L'assegnazione del Premio
giornalistico "Andrea Barbato" allo scrittore e giornalista
turco dissidente Ahmet Altan, che ha chiuso la prima giornata di
Passaggi Festival della saggistica, in corso a Fano fino al 25
giugno, è stata l'occasione per parlare di quegli Stati del
mondo, come la Turchia, dove i diritti e la libertà di opinione
sono calpestati. La deformazione della realtà e della notizia è
stato invece il tema affrontato in apertura di serata dal
corrispondente Rai dagli Usa Antonio Di Bella. Della situazione
in Turchia hanno parlato Marino Sinibaldi e Nando Dalla Chiesa
con Yasemin Congar, direttrice P24 e Casa della letteratura di
Istambul venuta a ritirare il premio dalla mani dell'attrice
Ivana Monti , vedova di Barbato in sostituzione di Ahmet Altan,
che è privo di passaporto dopo essere uscito di recente dalle
carceri turche. "Un festival come questo - ha detto Dalla Chiesa
- non può non occuparsi di queste cose. I diritti calpestati
dell'umanità non possono essere considerati provvisori. Cosa
fanno le patrie del diritto, Regno Unito, Francia, Italia?

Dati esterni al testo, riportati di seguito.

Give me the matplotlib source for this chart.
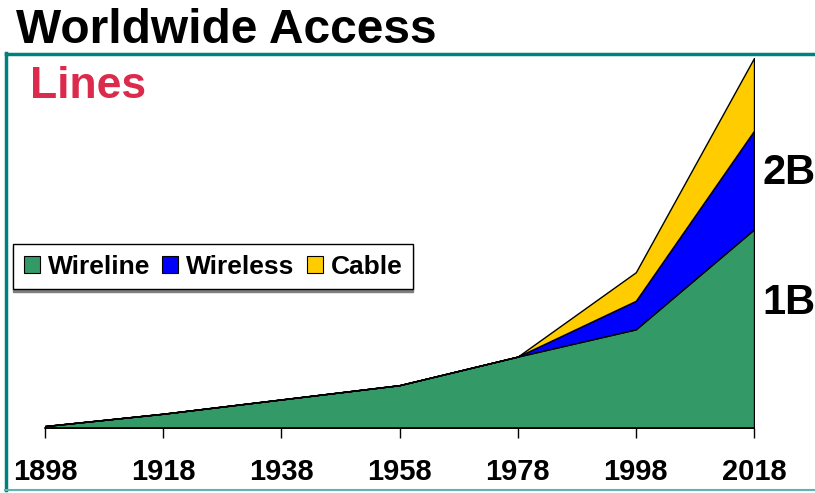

Perché il disfacimento degli imperi ha generato di fatto piccoli
imperi geopolitici che dettano le loro condizioni". Yasemin
Congar ha ricordato che la Turchia "è stato sempre un Paese che
è stato lì lì per diventare democratico", che Ahmet Altan è
"finalmente libero, ma ci sono ancora altri processi in corso
che lo potrebbero condannare per altri 25 anni, lui che ne ha
75, dopo i 4 già scontati". Il fatto di avere continuato a
scrivere (due libri) in carcere "significa per lui continuare la
lotta e sapere di aver ricevuto un premio internazionale lo ha
reso molto felice e grato". "Questo premio - ha concluso Cogar -
avrà un forte impatto nella vita delle persone turche e
rappresenta una piccola spinta in favore della libertà". Di
Bella ha invece raccontato in un libro "L'assedio. Washington
6/1/2021. Cronaca del giorno che ha cambiato la storia" la sua
sorprendente esperienza di quel giorno, quando centinaia di
manifestanti bianchi hanno assaltato Capitol Hill per una
dimostrazione pro Trump che si concluse con 5 vittime. "Descrivo
l'esperienza di quel 6 gennaio - ha detto Antonio Di Bella - non
vista con l'eroismo, che non è stato, del giornalista che s'è
trovato a fare la diretta nel mezzo della violenza di una
manifestazione, ma soprattutto una testimonianza che si
confronta tuttora con il 30% degli americani e di altri Paesi
che nega quello che è accaduto. Che dice: è una finzione, tu sei
un falsario come tutti i giornalisti, era una manifestazione
pacifica ma dentro c'erano i provocatori democratici che
appositamente hanno fatto violenza per addossare la
responsabilità a Trump che è innocente. Questa è la cosa più
sorprendente - ha continuato il corrispondente Rai dagli Usa -
perché mi capita che tante persone, amici che conosco in
America, e non solo, ci credono. Dimostra che neanche il
giornalista che è testimone oculare di un fatto viene più
creduto, perché il mondo di internet e più ancora di Facebook va
alla caccia di chi amplifica quello che già io so. Non c'è più
il posto dove tu guardi per documentarti, il giornale, ma c'è
l'amplificazione dei tuoi pregiudizi. Insomma, finisce che io
ero lì, ma nessuno mi crede". Intervistato dalla giornalista
dell'ANSA Nicoletta Tamberlich, Antonio Di Bella ha descritto
altri particolari di quel giorno: "tantissimi manifestanti erano
poliziotti bianchi in libera uscita ai quali quelli in divisa
non si sono opposti" e ricordando le telecamere rotte di troupe
giornalistiche aggredite dai manifestanti.